Jonathan Cape £12.99

The Deadman's Pedal, By Alan Warner

A tale from the right side of the tracks

In a recent interview, Alan Warner revealed that he began working on this novel more than two decades ago – prior to his debut published work, Morvern Callar – before putting it aside and periodically coming back to it. Whether it's to do with that long gestation period or not I don't know, but The Deadman's Pedal is Warner's most ambitious work. It is also, thematically, one of his most accessible and commercial novels.

Set in The Port, Warner's fictionalised version of Oban, the Scottish highland town he was raised in, The Deadman's Pedal is framed as a coming-of-age novel set in the early Seventies, but it does a whole lot more than that. Simon Crimmons is just shy of his 16th birthday when the book opens, and beginning to learn about girls, booze and the mysterious world of grown-ups. Like most boys his age, he wants to grow up fast, but he has no real idea about the implications of decisions that he makes.

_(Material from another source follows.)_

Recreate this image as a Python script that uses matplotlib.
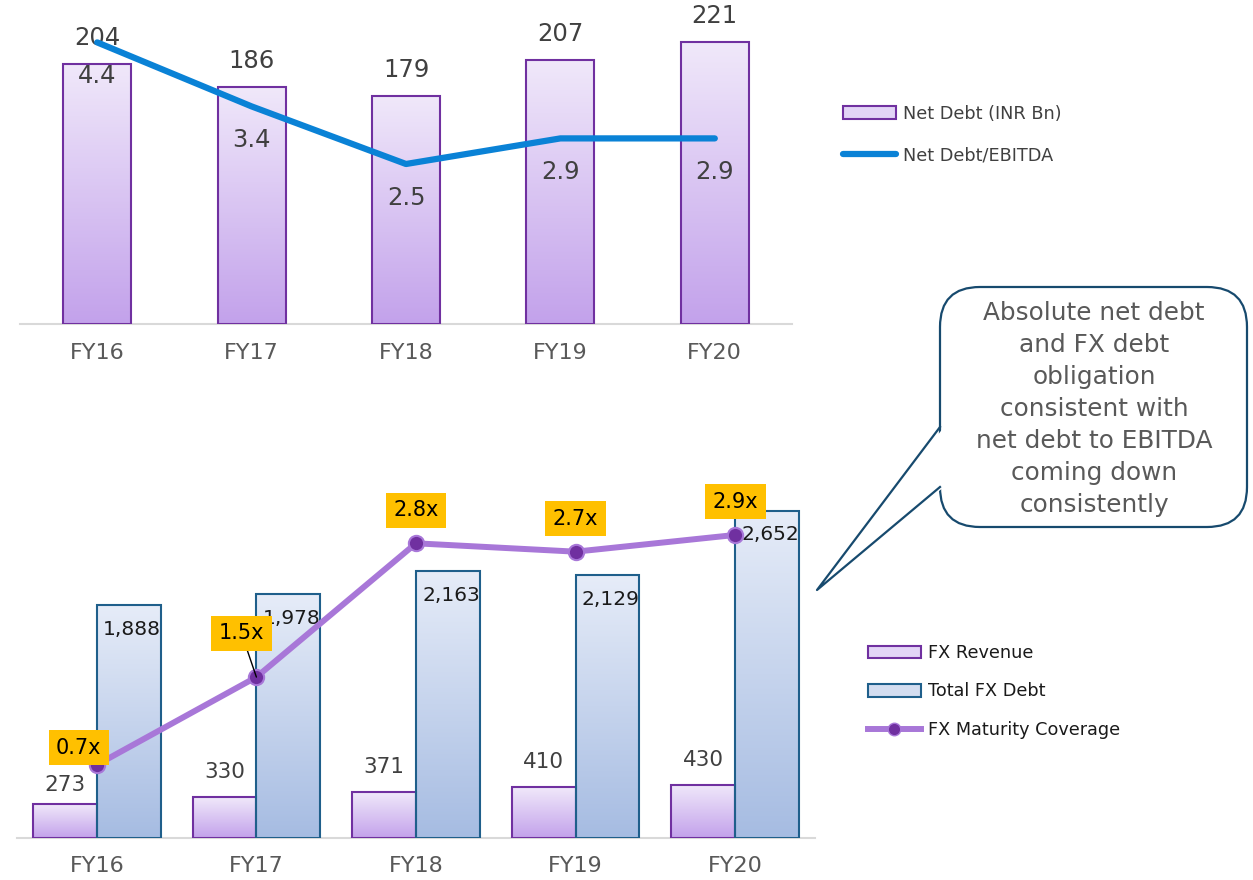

He is comfortably middle class – his dad runs a successful haulage business – and he constantly finds himself caught between the working-class majority of the town and the rich and posh Bultitude family, the local landed gentry whose daughter, Varie, he becomes obsessed with.

Warner is tackling all sorts of themes and conflicts in The Deadman's Pedal: we get the battle of the classes against a backdrop of the political strife of the time; Scotland versus England, the slightly more esoteric conflict between progress and nostalgia; and the struggle between nationalisation and privatisation. (When Simon gets a job as a trainee train driver, his father is disgusted that he has chosen to work for the main competition in terms of transporting goods, as well as a heavily subsidised bunch of freeloaders, as he sees it.)

But Warner delivers his social commentary with an incredibly deft touch, never letting the themes crowd out the story of Simon's personal journey into adulthood. And there is some very, very fine writing here, much of it hilarious. When Simon goes to his job on the railway, his first encounter with the grizzled old railwaymen is a masterclass in dialogue, the mood switching from gentle banter to something more serious then back again.

There are a number of equally good set pieces throughout the novel. When Simon witnesses his father sacking a useless employee, and the physical aftermath of the incident, he is left shocked to the core, while a later scene of a railway union meeting delivers some piercing high satire.

Compared to Warner's previous work, The Deadman's Pedal is aiming higher, and it hits its mark. There is a languorous quality to Warner's prose here; a reluctance to hurry, as if taking the time to cast his eye over this particular time and place will reveal a deeper knowledge of its underlying landscape. That landscape is no less than the entire Scottish psyche of the 1970s, and Warner nails it precisely and lovingly.